У Марка Шагала есть знаковая картина "Поцелуй". Красивый молодой человек с волооким палестинским взором летит по воздуху над своей возлюбленной и, причудливо выгнув вниз шею, целует ее в уста. Этот летящий влюбленный франт чем-то похож на красавца Мариенгофа, сына крещеного еврейского интеллигента из Пензы. Шагал был свидетелем кровавых погромов. На глазах у Мариенгофа был застрелен его отец случайной пулей белочеха. Впрочем, не совсем понятна эта версия про белочехов. Не мог будущий друг Есенина и основоположник имажинизма знать, откуда и чья это была пуля. Да и так ли это важно, если на глазах убили отца.
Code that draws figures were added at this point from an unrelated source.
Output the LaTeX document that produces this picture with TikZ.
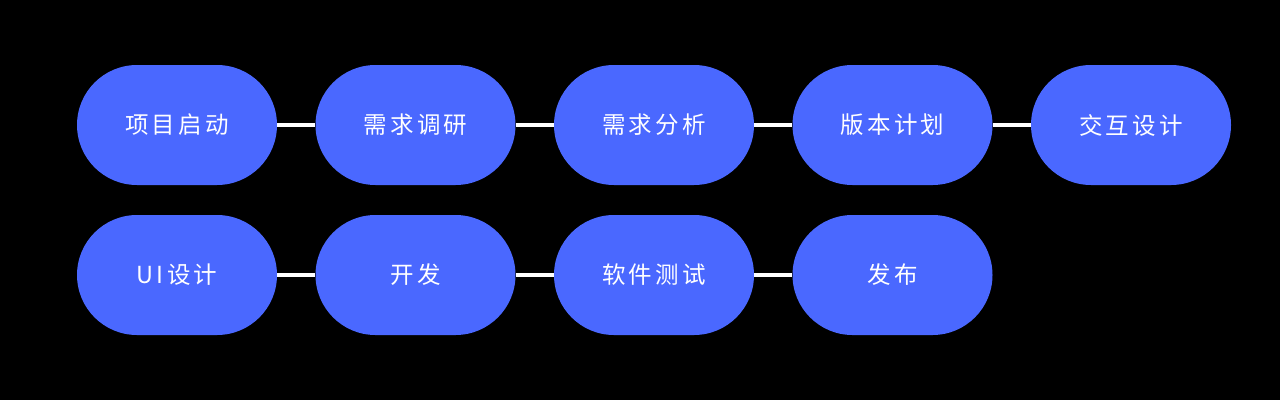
\documentclass[tikz,border=0pt]{standalone}
\usepackage{fontspec}
\newfontfamily\cjk[LetterSpace=14]{Noto Sans CJK SC}
\definecolor{pillblue}{HTML}{4A68FF}
\tikzset{
  pill/.style={fill=pillblue, draw=none, rounded corners=60pt, minimum width=200pt, minimum height=120pt, inner sep=0pt, text=white, font=\cjk\fontsize{23.5pt}{26pt}\selectfont},
  link/.style={draw=white, line width=4pt}
}
\begin{document}
\begin{tikzpicture}[x=1pt,y=-1pt]
\fill[black] (0,0) rectangle (1280,400);
\useasboundingbox (0,0) rectangle (1280,400);
\node[pill] (a1) at (177,125) {项目启动};
\node[pill] (a2) at (415.5,125) {需求调研};
\node[pill] (a3) at (654,125) {需求分析};
\node[pill] (a4) at (892.5,125) {版本计划};
\node[pill] (a5) at (1131,125) {交互设计};
\node[pill] (b1) at (177,275) {UI设计};
\node[pill] (b2) at (415.5,275) {开发};
\node[pill] (b3) at (654,275) {软件测试};
\node[pill] (b4) at (892.5,275) {发布};
\draw[link] (a1) -- (a2);
\draw[link] (a2) -- (a3);
\draw[link] (a3) -- (a4);
\draw[link] (a4) -- (a5);
\draw[link] (b1) -- (b2);
\draw[link] (b2) -- (b3);
\draw[link] (b3) -- (b4);
\end{tikzpicture}
\end{document}
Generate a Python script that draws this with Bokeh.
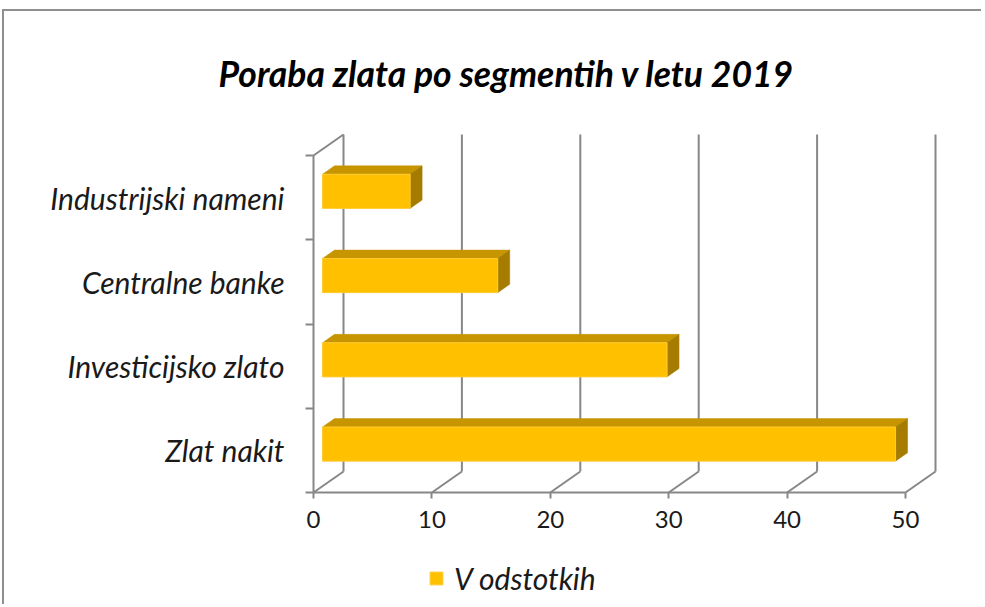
from bokeh.plotting import figure
from bokeh.models import Range1d, FixedTicker, Legend, LegendItem
from bokeh.embed import file_html
from bokeh.resources import INLINE

# ---- data ----
categories = ["Zlat nakit", "Investicijsko zlato", "Centralne banke", "Industrijski nameni"]
values = [48.4, 29.1, 14.8, 7.4]
x_ticks = [0, 10, 20, 30, 40, 50]
series_name = "V odstotkih"
title_text = "Poraba zlata po segmentih v letu 2019"

# ---- 3D styling constants (axis units) ----
PX_X = 11.84          # px per x unit
PX_Y = 84.25          # px per category
DX = 30 / PX_X        # wall depth along x
DY = 21 / PX_Y        # wall depth along y
BAR_FRONT = 0.30      # depth fraction of bar front face
BAR_DEPTH = 0.40      # depth fraction of bar thickness
BAR_H = 0.405         # bar height (category units)
PADX = 2 / PX_X
PADY = 2 / PX_Y
LEFT = 300 / PX_X     # room left of the wall for category labels
BELOW = 112 / PX_Y    # room under the floor for tick labels and legend

N = len(categories)
XMAX = x_ticks[-1]

x0, x1 = -LEFT, XMAX + DX + PADX
y0, y1 = -BELOW, N + DY + PADY
fw = round((x1 - x0) * PX_X)
fh = round((y1 - y0) * PX_Y)

FONT = "Lato"
GRID = "#878787"

p = figure(frame_width=fw, frame_height=fh, output_backend="svg", toolbar_location=None,
           x_range=Range1d(x0, x1), y_range=Range1d(y0, y1),
           min_border_left=9, min_border_right=44, min_border_top=119, min_border_bottom=0,
           title=title_text)
p.styles = {"border-left": "2px solid #8f8f8f", "border-top": "2px solid #8f8f8f",
            "margin-top": "9px", "margin-left": "2px"}
p.outline_line_color = None
p.xgrid.visible = False
p.ygrid.visible = False
p.background_fill_color = "white"
p.border_fill_color = "white"

# title
p.title.align = "left"
p.title.offset = 205
p.title.text_font = FONT
p.title.text_font_style = "bold italic"
p.title.text_font_size = "35.5px"
p.title.text_color = "black"
p.title.standoff = 76

# x axis drawn on the floor's front edge
p.xaxis.fixed_location = 0
p.xaxis.ticker = FixedTicker(ticks=x_ticks, minor_ticks=[])
p.xaxis.axis_line_color = None
p.xaxis.major_tick_line_color = GRID
p.xaxis.major_tick_line_width = 2
p.xaxis.major_tick_in = 0
p.xaxis.major_tick_out = 6
p.xaxis.major_label_standoff = 12
p.xaxis.major_label_text_font = FONT
p.xaxis.major_label_text_font_size = "24px"
p.xaxis.major_label_text_color = "#1a1a1a"

# y axis on the wall's front edge (labels centred between boundary ticks)
centers = [i + 0.5 for i in range(N)]
bounds = [i for i in range(N + 1)]
p.yaxis.fixed_location = 0
p.yaxis.ticker = FixedTicker(ticks=centers, minor_ticks=bounds)
p.yaxis.major_label_overrides = {c: lab for c, lab in zip(centers, categories)}
p.yaxis.axis_line_color = None
p.yaxis.major_tick_line_color = None
p.yaxis.major_tick_in = 0
p.yaxis.major_tick_out = 0
p.yaxis.minor_tick_line_color = GRID
p.yaxis.minor_tick_line_width = 2
p.yaxis.minor_tick_in = 0
p.yaxis.minor_tick_out = 8
p.yaxis.major_label_standoff = 21
p.yaxis.major_label_text_font = FONT
p.yaxis.major_label_text_font_style = "italic"
p.yaxis.major_label_text_font_size = "30px"
p.yaxis.major_label_text_color = "#1a1a1a"

# ---- walls / gridlines ----
xs, ys = [], []
for t in x_ticks:
    xs.append([t + DX, t + DX]); ys.append([DY, N + DY])   # back wall verticals
    xs.append([t, t + DX]); ys.append([0, DY])             # floor diagonals
xs.append([0, XMAX]); ys.append([0, 0])                    # front floor edge
xs.append([0, 0]); ys.append([0, N])                       # left wall front edge
xs.append([0, DX]); ys.append([N, N + DY])                 # left wall top edge
p.multi_line(xs, ys, line_color=GRID, line_width=2)

# ---- 3D bars ----
fx, fy = BAR_FRONT * DX, BAR_FRONT * DY
ddx, ddy = BAR_DEPTH * DX, BAR_DEPTH * DY
front_x, front_y, top_x, top_y, side_x, side_y = [], [], [], [], [], []
for i, v in enumerate(values):
    yb = i + 0.5 - BAR_H / 2 + fy
    yt = yb + BAR_H
    front_x.append([fx, v + fx, v + fx, fx]); front_y.append([yb, yb, yt, yt])
    top_x.append([fx, v + fx, v + fx + ddx, fx + ddx]); top_y.append([yt, yt, yt + ddy, yt + ddy])
    side_x.append([v + fx, v + fx + ddx, v + fx + ddx, v + fx]); side_y.append([yb, yb + ddy, yt + ddy, yt])

p.patches(top_x, top_y, fill_color="#C79500", line_color="#C79500", line_width=0.5)
p.patches(side_x, side_y, fill_color="#A67C00", line_color="#A67C00", line_width=0.5)
front = p.patches(front_x, front_y, fill_color="#FFC000", line_color="#FFCB33", line_width=1)

legend = Legend(items=[LegendItem(label=series_name, renderers=[front])],
                location=(415, 8), orientation="horizontal",
                glyph_width=16, glyph_height=16, label_standoff=10,
                padding=0, margin=0, border_line_color=None, background_fill_alpha=0,
                label_text_font=FONT, label_text_font_style="italic",
                label_text_font_size="30px", label_text_color="#1a1a1a")
p.add_layout(legend, "center")

open("out.html", "w").write(file_html(p, INLINE))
Был ли Шагал в здравом уме и в твердой памяти, когда стал комиссаром в Витебске? Зачем художнику быть комиссаром? Затем, чтобы не было больше погромов. Чтобы дома и улицы расписывали картинами, говорящими о любви и мире. Шагал любил этот убогий быт. Летающие коровы и лошади, евреи в картузах и лапсердаках, покосившиеся бараки и даже грязь на дороге все это стало образом рая на его холстах.
В небе Шагала летали беременные коровы, а Есенин взывает: "Господи, отелись!". Имажинисты Мариенгоф и Есенин расписывали дома и перекрашивали зеленую листву во все цвета радуги. Они мечтали об отмене наций, рас и сословий. Мечты деревенского парня из Рязани и пензенского интеллигента Мариенгофа в то время полностью совпадали. Они четыре года спали в одной кровати, согревая друг друга от всепроникающего холода. А их совместные выступления собирали толпы восторженных слушателей. Тиражи Мариенгофа превышали тиражи Маяковского и Есенина. Его артистизм гарантировал успех даже в тех случаях, когда Есенин был, мягко говоря, не в форме. Есенин и Мариенгоф колесили по истерзанной России, потрясая аудитории богоборческими стихами.
А Шагал, почувствовав неладное, уже рванулся в Европу. Рванулся, было, и Мариенгоф, но не справился с ностальгией вернулся. Почти все вернулись. Есенин из Нью-Йорка, Маяковский из Парижа, Мариенгоф из Берлина. Маяковского ждала пуля, Есенина петля. Шагал остался в Европе, чтобы оказаться в самом пекле антисемитского ада. Он бежал от Гитлера из Парижа в чужой одежде, с поддельными документами и чудом спасся. Сколько Шагалов погибло, сгорело в печах Освенцима и Дахау знает один только Бог. Тот самый, которого гневно заклеймил Мариенгоф: "Ты кого родила? Мария!"
Анатолий Мариенгоф мог бесследно сгинуть в период борьбы с космополитами безродными. Он выжил скорее всего потому, что о нем просто забыли. "Роман без вранья" воспоминания о Есенине был заклеймен как "вранье без романа". Роман "Циники" о жизни и смерти, о неприятии и революционного насилия военного коммунизма, и духовной сытости нэпа был запрещен.
Шагал смог приехать в Россию тогда же, когда издали "Циников" Мариенгофа. Он хотел посетить Витебск, но не смог. Разрыдался. Его всемирная слава не шла ни в какое сравнение с безвестностью Мариенгофа. По всему миру разлетелись коровы, козы, лошади и влюбленные евреи. Символ веры Шагала и Мариенгофа лучше всего выразил Андрей Вознесенский в стихотворении "Васильки Шагала" "небом единым жив человек".
Может, я наивен, но мне почему-то верится, что если бы нынешние нацболы увидели и восприняли в детстве картины Шагала, они были бы не нацболами, а нацболями. Они научились бы чувствовать любовь и боль людей всех национальностей. А прочли бы они вовремя "Циников" и опьянялись бы в мечтах не кровью, а пьяной вишней Мариенгофа. Ради вкуса которой, как говорит героиня "Циников" Ольга, уже есть смысл жить.